Since his last feature, 2018’s underrated “Bodied” (still his best), Joseph Kahn has directed music videos for Taylor Swift, Maroon 5, Nicki Minaj, Mariah Carey, Lenny Kravitz, and more. The “Torque” director has always had a confident vision that works extremely well in 4-to-5-minute bursts. Even in his films, he loves to edit to the rhythms of the music happening behind the action. It can be very visually engaging, but his latest sinks under the incongruent desires to pay homage to horror films of the past and the bygone relative naivete of the 2000s, while also making dozens of statements about “How We Got Here.” The COVID allegory at the foundation of “Ick” is obvious, but Kahn’s most interesting themes reflect how often we ignore the problems at our doorstep until it’s too late. The problem is that the sociopolitical underpinnings of “Ick” feel relatively shallow and borderline sadistic, leaving viewers with a hollow “Blob” riff with too little to hold onto regarding character, setting, or even horror. It’s impossible to get your fingers on it.
The opening montage plays like a music video Kahn might have directed for a band like All-American Rejects as we meet high school superstar Hank (Brandon Routh) in the prime of his life. He is King of his smalltown high school, the handsome young man who not only gets the touchdown but dates the most popular girl in town in Staci (Mena Suvari, doing a de-aged “Teenage Dirtbag” riff), who you just know has that name so Kahn can get more satisfaction out of using a certain Fountains of Wayne song. When an injury derails his career, Hank loses Staci and his social clout, ending up teaching at the high school he once ruled many years later. Staci has a daughter with another man, and that daughter lands in Hank’s science class in the form of Grace (a solid Malina Weissman), a teenager who knows she’s gotta get out of this weird town but she’s at least going to enjoy her youth while she can.

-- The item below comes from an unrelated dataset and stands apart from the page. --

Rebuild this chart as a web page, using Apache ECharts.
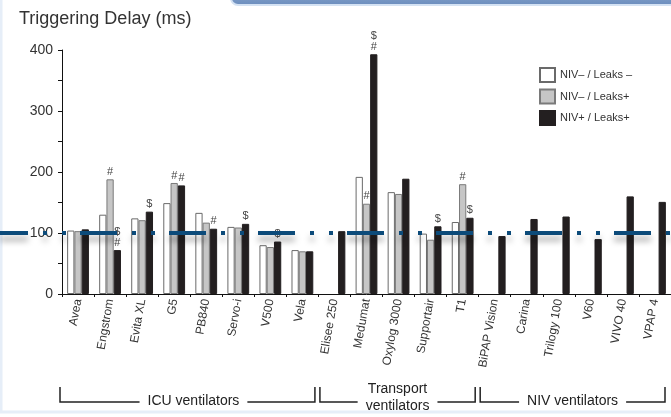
<!DOCTYPE html>
<html>
<head>
<meta charset="utf-8">
<script src="https://cdn.jsdelivr.net/npm/echarts@6/dist/echarts.min.js"></script>
<style>
html,body{margin:0;padding:0;background:#fff;}
#c{width:671px;height:417px;}
</style>
</head>
<body>
<div id="c"></div>
<script>
const categories = ['Avea','Engstrom','Evita XL','G5','PB840','Servo-i','V500','Vela','Elisee 250','Medumat','Oxylog 3000','Supportair','T1','BiPAP Vision','Carina','Trilogy 100','V60','VIVO 40','VPAP 4'];
const seriesNames = ['NIV\u2013 / Leaks \u2013','NIV\u2013 / Leaks+','NIV+ / Leaks+'];
const nivMinusLeaksMinus = [104,130,124,149,133,110,80,72,null,192,167,99,118,null,null,null,null,null,null];
const nivMinusLeaksPlus  = [103,188,121,182,117,109,77,70,null,148,164,89,180,null,null,null,null,null,null];
const nivPlusLeaksPlus   = [106,72,135,178,107,115,86,70,103,393,189,111,125,95,123,127,90,160,151];
const annMinusMinus = ['','','','','','','','','','','','','','','','','','',''];
const annMinusPlus  = ['','#','','#','','','','','','#','','','#','','','','','',''];
const annPlusPlus   = ['','$\n#','$','#','#','$','$','','','$\n#','','$','$','','','','','',''];
const groups = [
  {name:'ICU ventilators', from:0, to:7},
  {name:'Transport\nventilators', from:8, to:12},
  {name:'NIV ventilators', from:13, to:18}
];
const yTicks = [0,100,200,300,400];
const refValue = 100;

const FONT = 'Liberation Sans, Arial, Helvetica, sans-serif';
const fills = ['#ffffff','#c6c6c6','#231f20'];
const borders = ['#6a6a6a','#7a7a7a','#231f20'];
const values = [nivMinusLeaksMinus, nivMinusLeaksPlus, nivPlusLeaksPlus];
const anns = [annMinusMinus, annMinusPlus, annPlusPlus];

const chart = echarts.init(document.getElementById('c'), null, {renderer:'canvas'});
const option = {
  animation: false,
  backgroundColor: '#ffffff',
  textStyle: {fontFamily: FONT},
  title: {
    text: 'Triggering Delay (ms)', left: 14, top: 5,
    textStyle: {fontFamily: FONT, fontSize: 18, fontWeight: 'normal', color: '#333'}
  },
  legend: {
    orient: 'vertical', left: 534, top: 62,
    itemWidth: 15, itemHeight: 14, itemGap: 5.5,
    icon: 'rect',
    textStyle: {fontFamily: FONT, fontSize: 11, color: '#333', padding:[0,0,0,0]},
    data: seriesNames
  },
  grid: {left: 62, right: 0, top: 50, bottom: 123, containLabel: false},
  xAxis: {
    type: 'category', data: categories,
    axisLine: {lineStyle: {color: '#111', width: 1}},
    axisTick: {show: true, length: 3, lineStyle: {color: '#111'}},
    axisLabel: {rotate: 80, interval: 0, margin: 5, fontFamily: FONT, fontSize: 12, color: '#333'}
  },
  yAxis: {
    type: 'value', min: 0, max: 400, interval: 50,
    axisLine: {show: true, lineStyle: {color: '#111', width: 1}},
    axisTick: {show: true, length: 4, lineStyle: {color: '#111'}},
    splitLine: {show: false},
    axisLabel: {
      margin: 9, fontFamily: FONT, fontSize: 14, color: '#333',
      formatter: v => yTicks.indexOf(v) >= 0 ? String(v) : ''
    }
  },
  series: seriesNames.map((name, k) => ({
    name, type: 'bar',
    data: values[k],
    barGap: '0%', barCategoryGap: '32%',
    itemStyle: {color: fills[k], borderColor: borders[k], borderWidth: 1},
    label: {
      show: true, position: 'top', distance: 2,
      fontFamily: FONT, fontSize: 11, lineHeight: 11, color: '#444',
      formatter: p => anns[k][p.dataIndex] || ''
    }
  }))
};
chart.setOption(option);

// measure text width
const ctx = document.createElement('canvas').getContext('2d');
function tw(str, size){ ctx.font = size + 'px ' + FONT; return Math.max.apply(null, str.split('\n').map(s => ctx.measureText(s).width)); }

const yRef = chart.convertToPixel({yAxisIndex: 0}, refValue);
const c0 = chart.convertToPixel({xAxisIndex: 0}, categories[0]);
const c1 = chart.convertToPixel({xAxisIndex: 0}, categories[1]);
const band = c1 - c0;
const graphics = [];

// slide decorations
graphics.push({type:'rect', silent:true, z:0, shape:{x:1, y:-20, width:700, height:432}, style:{fill:'none', stroke:'#e6eef8', lineWidth:3}});
graphics.push({type:'rect', silent:true, z:50, shape:{x:231, y:-12, width:460, height:17, r:7},
  style:{fill:new echarts.graphic.LinearGradient(0,0,0,1,[{offset:0,color:'#8fabd2'},{offset:1,color:'#6a8cbc'}]), stroke:'#d4e2f3', lineWidth:2}});

// group brackets
const yTop = 387, yLine = 402;
groups.forEach((g, i) => {
  const left = chart.convertToPixel({xAxisIndex: 0}, categories[g.from]) - band/2;
  const right = chart.convertToPixel({xAxisIndex: 0}, categories[g.to]) + band/2;
  const x0 = i === 0 ? left - 2 : left + 1.5;
  const x1 = right - (i === groups.length - 1 ? 6 : 3.5);
  const mid = (x0 + x1) / 2 + (i === 0 ? 6 : 0);
  const w = tw(g.name, 14);
  const ls = {stroke:'#222', lineWidth:1.5};
  graphics.push({type:'polyline', silent:true, shape:{points:[[x0,yTop],[x0,yLine],[mid - w/2 - 8, yLine]]}, style:ls});
  graphics.push({type:'polyline', silent:true, shape:{points:[[mid + w/2 + 8, yLine],[x1,yLine],[x1,yTop]]}, style:ls});
  const multi = g.name.indexOf('\n') >= 0;
  graphics.push({type:'text', silent:true, x: mid, y: multi ? 398 : yLine - 1,
    style:{text:g.name, fontFamily:FONT, fontSize:14, fill:'#222', align:'center', verticalAlign:'middle', lineHeight:17}});
});

// reference line at 100
graphics.push({type:'line', silent:true, z:100,
  shape:{x1:0, y1:yRef, x2:671, y2:yRef},
  style:{stroke:'#0c4b7a', lineWidth:4, lineDash:[37,15,4,15,4,14], lineDashOffset:9,
    shadowColor:'rgba(0,0,0,0.35)', shadowBlur:6, shadowOffsetY:6}});

chart.setOption({graphic: graphics});
</script>
</body>
</html>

Which is not long! Even back in Hank’s QB days, there was an underground presence in town known as “Ick,” a sort of tree-like growth that goes from looking like harmless roots to looking like harmful alien tendrils just in time to rip apart a kegger that Grace happens to be attending with her friends. The centerpiece of “Ick,” the party sequence, is a fun chance for Kahn to let his freaky side out as kids get possessed, destroyed, or both by the Ick. Only Hank seems to know what’s going on—science teacher and all—and he’s determined to find a way to destroy the Ick before it turns the entire town into zombies.
Kahn’s most complicated ideas come from the repeated suggestions that no one but Hank is taking the Ick seriously. The idea that something was always there, bubbling under the surface of the population, before it took hold and changed everything feels like a reach for commentary on the divisions of the 2010s and 2020s but it’s a bit underbaked. It’s essentially about people ignoring the rot at the heart of something, even annoyed in the first act that this alien presence isn’t acting out. “Is the Ick gonna DO anything?” Famous last words. Even after the Ick becomes a killing force, people argue over its value and place in society, and how to handle it. The allegories become a bit aggressive.
With echoes of COVID and MAGA discourse, it’s not hard to draw a few parallels but Kahn isn’t exactly an overtly political filmmaker, more interested in rhythms of editing than sociopolitical musings. He seems way more amped about using five cuts to get a teenager from standing to sitting than anything “Ick” might have to say, and that music video sensibility gives his film a shallow cynicism, like a Creed song that thinks it has something deep in its lyrics but is really only interested in the hook.
The biggest problem is that Kahn runs out of ideas before he runs out of lineless locals to decimate. So he starts repeating them to new 2000s tracks. Before it ends, “Ick” starts to feel cruel. Look at these idiots say dumb shit about the Ick and then get torn apart by that which they underestimated. We get it. Let’s just bring on the Ick and end all this division. But with that kind of nihilism, “Ick” the movie has to land somewhere enlightening, and this one can’t quite find a satisfying final note. Just watch “The Faculty” instead.